▶ Problem statement
Every entry must be copied word for word.

▶ Source data
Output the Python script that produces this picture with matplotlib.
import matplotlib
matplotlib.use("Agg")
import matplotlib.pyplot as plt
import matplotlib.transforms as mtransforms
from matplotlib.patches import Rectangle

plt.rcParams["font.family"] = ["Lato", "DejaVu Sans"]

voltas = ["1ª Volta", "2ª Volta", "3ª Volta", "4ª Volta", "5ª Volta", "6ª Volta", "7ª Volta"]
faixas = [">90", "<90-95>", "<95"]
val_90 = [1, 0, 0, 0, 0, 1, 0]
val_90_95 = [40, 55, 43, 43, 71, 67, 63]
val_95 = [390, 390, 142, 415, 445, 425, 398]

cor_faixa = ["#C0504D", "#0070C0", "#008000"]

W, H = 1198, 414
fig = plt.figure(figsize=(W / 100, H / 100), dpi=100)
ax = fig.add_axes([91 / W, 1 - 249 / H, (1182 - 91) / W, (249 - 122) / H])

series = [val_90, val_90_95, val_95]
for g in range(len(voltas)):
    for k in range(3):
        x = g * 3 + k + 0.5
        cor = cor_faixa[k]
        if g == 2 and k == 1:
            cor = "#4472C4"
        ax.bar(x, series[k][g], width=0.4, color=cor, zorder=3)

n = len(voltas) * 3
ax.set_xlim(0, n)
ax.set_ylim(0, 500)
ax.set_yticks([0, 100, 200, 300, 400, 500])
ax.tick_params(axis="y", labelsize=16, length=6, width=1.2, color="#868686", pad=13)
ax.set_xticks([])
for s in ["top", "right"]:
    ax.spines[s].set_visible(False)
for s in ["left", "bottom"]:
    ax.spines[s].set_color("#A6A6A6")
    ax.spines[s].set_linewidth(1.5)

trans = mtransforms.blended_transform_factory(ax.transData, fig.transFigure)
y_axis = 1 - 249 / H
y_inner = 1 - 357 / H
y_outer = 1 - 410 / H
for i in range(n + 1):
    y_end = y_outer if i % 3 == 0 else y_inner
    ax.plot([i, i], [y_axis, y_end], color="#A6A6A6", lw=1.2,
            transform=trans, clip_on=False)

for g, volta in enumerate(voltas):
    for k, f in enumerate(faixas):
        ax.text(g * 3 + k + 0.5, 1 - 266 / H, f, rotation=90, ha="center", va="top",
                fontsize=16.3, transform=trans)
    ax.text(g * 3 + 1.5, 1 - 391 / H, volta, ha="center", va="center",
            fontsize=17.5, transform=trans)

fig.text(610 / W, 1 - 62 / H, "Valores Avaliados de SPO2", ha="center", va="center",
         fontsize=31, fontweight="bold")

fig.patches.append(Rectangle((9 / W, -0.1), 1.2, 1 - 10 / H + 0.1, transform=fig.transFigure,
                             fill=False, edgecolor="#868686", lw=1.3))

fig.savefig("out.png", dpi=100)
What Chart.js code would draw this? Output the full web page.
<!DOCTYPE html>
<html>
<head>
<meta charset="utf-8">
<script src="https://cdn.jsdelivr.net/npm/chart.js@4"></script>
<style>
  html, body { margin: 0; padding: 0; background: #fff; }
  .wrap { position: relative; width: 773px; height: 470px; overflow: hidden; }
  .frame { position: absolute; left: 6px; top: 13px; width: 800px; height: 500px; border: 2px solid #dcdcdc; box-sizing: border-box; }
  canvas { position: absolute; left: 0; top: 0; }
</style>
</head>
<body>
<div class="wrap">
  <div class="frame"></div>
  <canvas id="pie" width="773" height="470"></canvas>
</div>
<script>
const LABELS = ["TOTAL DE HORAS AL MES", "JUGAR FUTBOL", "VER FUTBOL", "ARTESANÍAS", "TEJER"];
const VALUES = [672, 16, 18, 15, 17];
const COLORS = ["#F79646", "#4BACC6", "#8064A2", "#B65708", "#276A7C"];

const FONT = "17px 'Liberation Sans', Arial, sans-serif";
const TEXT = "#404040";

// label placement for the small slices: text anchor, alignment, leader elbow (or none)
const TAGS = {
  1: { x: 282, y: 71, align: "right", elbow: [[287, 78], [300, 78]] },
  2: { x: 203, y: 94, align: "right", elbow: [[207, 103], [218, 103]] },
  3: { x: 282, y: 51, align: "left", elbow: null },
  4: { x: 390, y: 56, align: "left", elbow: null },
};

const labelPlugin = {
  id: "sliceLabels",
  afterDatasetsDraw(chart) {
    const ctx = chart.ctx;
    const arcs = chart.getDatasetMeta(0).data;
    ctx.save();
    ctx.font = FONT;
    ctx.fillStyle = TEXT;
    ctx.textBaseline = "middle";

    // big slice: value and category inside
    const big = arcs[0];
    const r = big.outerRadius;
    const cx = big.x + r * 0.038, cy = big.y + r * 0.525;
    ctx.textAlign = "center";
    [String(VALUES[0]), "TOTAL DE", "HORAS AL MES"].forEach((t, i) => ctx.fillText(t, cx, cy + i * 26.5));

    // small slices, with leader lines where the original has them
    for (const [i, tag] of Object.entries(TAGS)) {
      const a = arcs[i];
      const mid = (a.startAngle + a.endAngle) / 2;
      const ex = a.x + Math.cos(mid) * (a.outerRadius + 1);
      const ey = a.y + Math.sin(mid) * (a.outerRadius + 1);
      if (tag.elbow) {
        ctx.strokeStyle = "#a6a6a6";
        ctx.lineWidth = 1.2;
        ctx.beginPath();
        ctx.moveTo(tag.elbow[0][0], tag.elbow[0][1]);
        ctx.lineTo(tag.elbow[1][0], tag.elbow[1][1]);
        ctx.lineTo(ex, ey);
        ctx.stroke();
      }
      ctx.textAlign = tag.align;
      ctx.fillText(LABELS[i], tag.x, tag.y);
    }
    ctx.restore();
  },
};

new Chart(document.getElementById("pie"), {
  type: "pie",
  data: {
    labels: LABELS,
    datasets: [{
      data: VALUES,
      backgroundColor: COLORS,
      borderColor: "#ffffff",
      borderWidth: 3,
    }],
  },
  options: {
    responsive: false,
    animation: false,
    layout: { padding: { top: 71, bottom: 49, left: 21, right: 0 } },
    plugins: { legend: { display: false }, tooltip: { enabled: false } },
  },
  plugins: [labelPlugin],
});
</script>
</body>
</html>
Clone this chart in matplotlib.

▶ The solution
Output the Python script that produces this picture with matplotlib.
import matplotlib
matplotlib.use("Agg")
import matplotlib.pyplot as plt
import matplotlib.transforms as mtransforms
from matplotlib.patches import Rectangle

plt.rcParams["font.family"] = ["Lato", "DejaVu Sans"]

voltas = ["1ª Volta", "2ª Volta", "3ª Volta", "4ª Volta", "5ª Volta", "6ª Volta", "7ª Volta"]
faixas = [">90", "<90-95>", "<95"]
val_90 = [1, 0, 0, 0, 0, 1, 0]
val_90_95 = [40, 55, 43, 43, 71, 67, 63]
val_95 = [390, 390, 142, 415, 445, 425, 398]

cor_faixa = ["#C0504D", "#0070C0", "#008000"]

W, H = 1198, 414
fig = plt.figure(figsize=(W / 100, H / 100), dpi=100)
ax = fig.add_axes([91 / W, 1 - 249 / H, (1182 - 91) / W, (249 - 122) / H])

series = [val_90, val_90_95, val_95]
for g in range(len(voltas)):
    for k in range(3):
        x = g * 3 + k + 0.5
        cor = cor_faixa[k]
        if g == 2 and k == 1:
            cor = "#4472C4"
        ax.bar(x, series[k][g], width=0.4, color=cor, zorder=3)

n = len(voltas) * 3
ax.set_xlim(0, n)
ax.set_ylim(0, 500)
ax.set_yticks([0, 100, 200, 300, 400, 500])
ax.tick_params(axis="y", labelsize=16, length=6, width=1.2, color="#868686", pad=13)
ax.set_xticks([])
for s in ["top", "right"]:
    ax.spines[s].set_visible(False)
for s in ["left", "bottom"]:
    ax.spines[s].set_color("#A6A6A6")
    ax.spines[s].set_linewidth(1.5)

trans = mtransforms.blended_transform_factory(ax.transData, fig.transFigure)
y_axis = 1 - 249 / H
y_inner = 1 - 357 / H
y_outer = 1 - 410 / H
for i in range(n + 1):
    y_end = y_outer if i % 3 == 0 else y_inner
    ax.plot([i, i], [y_axis, y_end], color="#A6A6A6", lw=1.2,
            transform=trans, clip_on=False)

for g, volta in enumerate(voltas):
    for k, f in enumerate(faixas):
        ax.text(g * 3 + k + 0.5, 1 - 266 / H, f, rotation=90, ha="center", va="top",
                fontsize=16.3, transform=trans)
    ax.text(g * 3 + 1.5, 1 - 391 / H, volta, ha="center", va="center",
            fontsize=17.5, transform=trans)

fig.text(610 / W, 1 - 62 / H, "Valores Avaliados de SPO2", ha="center", va="center",
         fontsize=31, fontweight="bold")

fig.patches.append(Rectangle((9 / W, -0.1), 1.2, 1 - 10 / H + 0.1, transform=fig.transFigure,
                             fill=False, edgecolor="#868686", lw=1.3))

fig.savefig("out.png", dpi=100)
What Chart.js code would draw this? Output the full web page.
<!DOCTYPE html>
<html>
<head>
<meta charset="utf-8">
<script src="https://cdn.jsdelivr.net/npm/chart.js@4"></script>
<style>
  html, body { margin: 0; padding: 0; background: #fff; }
  .wrap { position: relative; width: 773px; height: 470px; overflow: hidden; }
  .frame { position: absolute; left: 6px; top: 13px; width: 800px; height: 500px; border: 2px solid #dcdcdc; box-sizing: border-box; }
  canvas { position: absolute; left: 0; top: 0; }
</style>
</head>
<body>
<div class="wrap">
  <div class="frame"></div>
  <canvas id="pie" width="773" height="470"></canvas>
</div>
<script>
const LABELS = ["TOTAL DE HORAS AL MES", "JUGAR FUTBOL", "VER FUTBOL", "ARTESANÍAS", "TEJER"];
const VALUES = [672, 16, 18, 15, 17];
const COLORS = ["#F79646", "#4BACC6", "#8064A2", "#B65708", "#276A7C"];

const FONT = "17px 'Liberation Sans', Arial, sans-serif";
const TEXT = "#404040";

// label placement for the small slices: text anchor, alignment, leader elbow (or none)
const TAGS = {
  1: { x: 282, y: 71, align: "right", elbow: [[287, 78], [300, 78]] },
  2: { x: 203, y: 94, align: "right", elbow: [[207, 103], [218, 103]] },
  3: { x: 282, y: 51, align: "left", elbow: null },
  4: { x: 390, y: 56, align: "left", elbow: null },
};

const labelPlugin = {
  id: "sliceLabels",
  afterDatasetsDraw(chart) {
    const ctx = chart.ctx;
    const arcs = chart.getDatasetMeta(0).data;
    ctx.save();
    ctx.font = FONT;
    ctx.fillStyle = TEXT;
    ctx.textBaseline = "middle";

    // big slice: value and category inside
    const big = arcs[0];
    const r = big.outerRadius;
    const cx = big.x + r * 0.038, cy = big.y + r * 0.525;
    ctx.textAlign = "center";
    [String(VALUES[0]), "TOTAL DE", "HORAS AL MES"].forEach((t, i) => ctx.fillText(t, cx, cy + i * 26.5));

    // small slices, with leader lines where the original has them
    for (const [i, tag] of Object.entries(TAGS)) {
      const a = arcs[i];
      const mid = (a.startAngle + a.endAngle) / 2;
      const ex = a.x + Math.cos(mid) * (a.outerRadius + 1);
      const ey = a.y + Math.sin(mid) * (a.outerRadius + 1);
      if (tag.elbow) {
        ctx.strokeStyle = "#a6a6a6";
        ctx.lineWidth = 1.2;
        ctx.beginPath();
        ctx.moveTo(tag.elbow[0][0], tag.elbow[0][1]);
        ctx.lineTo(tag.elbow[1][0], tag.elbow[1][1]);
        ctx.lineTo(ex, ey);
        ctx.stroke();
      }
      ctx.textAlign = tag.align;
      ctx.fillText(LABELS[i], tag.x, tag.y);
    }
    ctx.restore();
  },
};

new Chart(document.getElementById("pie"), {
  type: "pie",
  data: {
    labels: LABELS,
    datasets: [{
      data: VALUES,
      backgroundColor: COLORS,
      borderColor: "#ffffff",
      borderWidth: 3,
    }],
  },
  options: {
    responsive: false,
    animation: false,
    layout: { padding: { top: 71, bottom: 49, left: 21, right: 0 } },
    plugins: { legend: { display: false }, tooltip: { enabled: false } },
  },
  plugins: [labelPlugin],
});
</script>
</body>
</html>
Clone this chart in matplotlib.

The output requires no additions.